** Records **
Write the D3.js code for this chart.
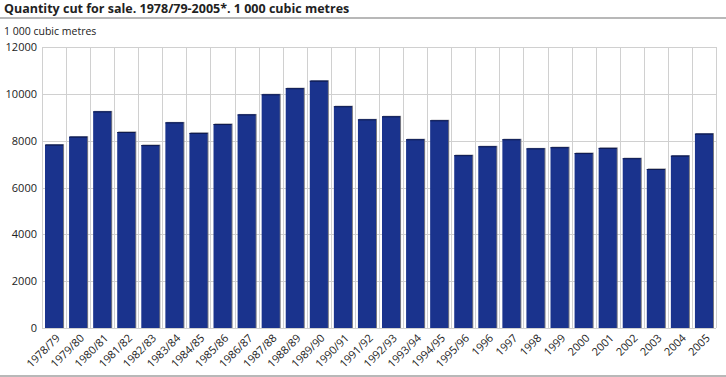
<!DOCTYPE html>
<html>
<head>
<meta charset="utf-8">
<title>Quantity cut for sale</title>
<style>
  body { margin: 0; background: #fff; }
  text { font-family: "Open Sans", "DejaVu Sans", sans-serif; fill: #222; }
</style>
</head>
<body>
<svg width="726" height="377"></svg>
<script src="https://d3js.org/d3.v7.min.js"></script>
<script>
var periods = ["1978/79", "1979/80", "1980/81", "1981/82", "1982/83", "1983/84", "1984/85",
  "1985/86", "1986/87", "1987/88", "1988/89", "1989/90", "1990/91", "1991/92", "1992/93",
  "1993/94", "1994/95", "1995/96", "1996", "1997", "1998", "1999", "2000", "2001", "2002",
  "2003", "2004", "2005"];
var volumes = [7830, 8170, 9250, 8370, 7810, 8780, 8330, 8710, 9120, 9980, 10240, 10560,
  9470, 8910, 9040, 8060, 8870, 7380, 7760, 8060, 7670, 7720, 7470, 7690, 7250, 6790, 7360, 8300];
var yTicks = [0, 2000, 4000, 6000, 8000, 10000, 12000];

var svg = d3.select("svg");
var plotL = 42, plotR = 716, plotT = 47, plotB = 328;

var x = d3.scaleBand().domain(periods).range([plotL, plotR]).paddingInner(0.25).paddingOuter(0.125);
var y = d3.scaleLinear().domain([0, 12000]).range([plotB, plotT]);

// title + rules
svg.append("text").attr("x", 4).attr("y", 13)
  .style("font-weight", "bold").style("font-size", "12.5px")
  .text("Quantity cut for sale. 1978/79-2005*. 1 000 cubic metres");
svg.append("line").attr("x1", 0).attr("x2", 726).attr("y1", 18).attr("y2", 18)
  .attr("stroke", "#a0a0a0").attr("stroke-width", 1.5);
svg.append("line").attr("x1", 0).attr("x2", 726).attr("y1", 376).attr("y2", 376)
  .attr("stroke", "#a0a0a0").attr("stroke-width", 1.5);
svg.append("text").attr("x", 4).attr("y", 35).style("font-size", "10.5px").text("1 000 cubic metres");

// grid
var step = x.step();
var edges = periods.map(function (p) { return x(p) - step * 0.125; });
edges.push(plotR);
svg.append("g").selectAll("line").data(edges).join("line")
  .attr("x1", d => Math.round(d) + 0.5).attr("x2", d => Math.round(d) + 0.5)
  .attr("y1", plotT).attr("y2", plotB)
  .attr("stroke", "#d0d0d0");
svg.append("g").selectAll("line").data(yTicks).join("line")
  .attr("x1", plotL).attr("x2", plotR)
  .attr("y1", d => Math.round(y(d)) + 0.5).attr("y2", d => Math.round(y(d)) + 0.5)
  .attr("stroke", "#d0d0d0");

// y labels
svg.append("g").selectAll("text").data(yTicks).join("text")
  .attr("x", 37).attr("y", d => y(d) + 4)
  .attr("text-anchor", "end").style("font-size", "11px")
  .text(d => d);

// bars with grey shadow
var bars = svg.append("g");
bars.selectAll("rect.shadow").data(volumes).join("rect").attr("class", "shadow")
  .attr("x", (d, i) => x(periods[i]) + 1).attr("y", d => y(d) - 0.5)
  .attr("width", x.bandwidth()).attr("height", d => plotB - y(d) + 0.5)
  .attr("fill", "#7a7a80");
bars.selectAll("rect.bar").data(volumes).join("rect").attr("class", "bar")
  .attr("x", (d, i) => x(periods[i])).attr("y", d => y(d))
  .attr("width", x.bandwidth()).attr("height", d => plotB - y(d))
  .attr("fill", "#1a338d");
bars.selectAll("line.cap").data(volumes).join("line").attr("class", "cap")
  .attr("x1", (d, i) => x(periods[i])).attr("x2", (d, i) => x(periods[i]) + x.bandwidth())
  .attr("y1", d => y(d) + 0.5).attr("y2", d => y(d) + 0.5)
  .attr("stroke", "#0d1a50");

// x labels
svg.append("g").selectAll("text").data(periods).join("text")
  .attr("transform", d => "translate(" + (x(d) + x.bandwidth() / 2 + 4) + "," + (plotB + 8) + ") rotate(-45)")
  .attr("text-anchor", "end").attr("dy", "0.35em")
  .style("font-size", "11px")
  .text(d => d);
</script>
</body>
</html>
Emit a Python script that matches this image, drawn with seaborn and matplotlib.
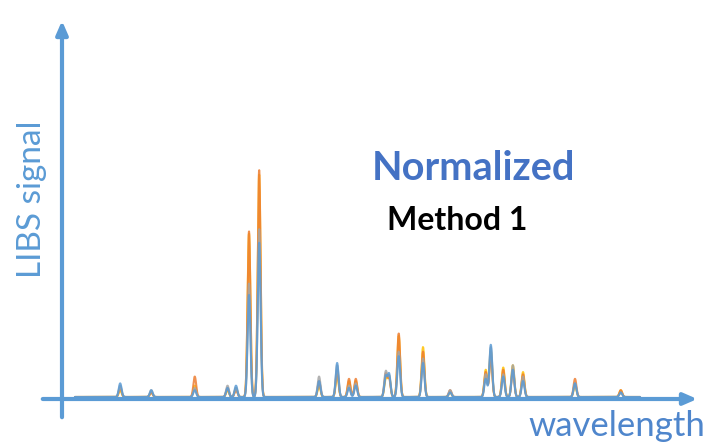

** Set exercise **
Please quote exactly the run of lines that starts the entries and ends at the line containing "var plotL = 42, plotR", leaving out every picture.

** Final result **
Write the D3.js code for this chart.
<!DOCTYPE html>
<html>
<head>
<meta charset="utf-8">
<title>Quantity cut for sale</title>
<style>
  body { margin: 0; background: #fff; }
  text { font-family: "Open Sans", "DejaVu Sans", sans-serif; fill: #222; }
</style>
</head>
<body>
<svg width="726" height="377"></svg>
<script src="https://d3js.org/d3.v7.min.js"></script>
<script>
var periods = ["1978/79", "1979/80", "1980/81", "1981/82", "1982/83", "1983/84", "1984/85",
  "1985/86", "1986/87", "1987/88", "1988/89", "1989/90", "1990/91", "1991/92", "1992/93",
  "1993/94", "1994/95", "1995/96", "1996", "1997", "1998", "1999", "2000", "2001", "2002",
  "2003", "2004", "2005"];
var volumes = [7830, 8170, 9250, 8370, 7810, 8780, 8330, 8710, 9120, 9980, 10240, 10560,
  9470, 8910, 9040, 8060, 8870, 7380, 7760, 8060, 7670, 7720, 7470, 7690, 7250, 6790, 7360, 8300];
var yTicks = [0, 2000, 4000, 6000, 8000, 10000, 12000];

var svg = d3.select("svg");
var plotL = 42, plotR = 716, plotT = 47, plotB = 328;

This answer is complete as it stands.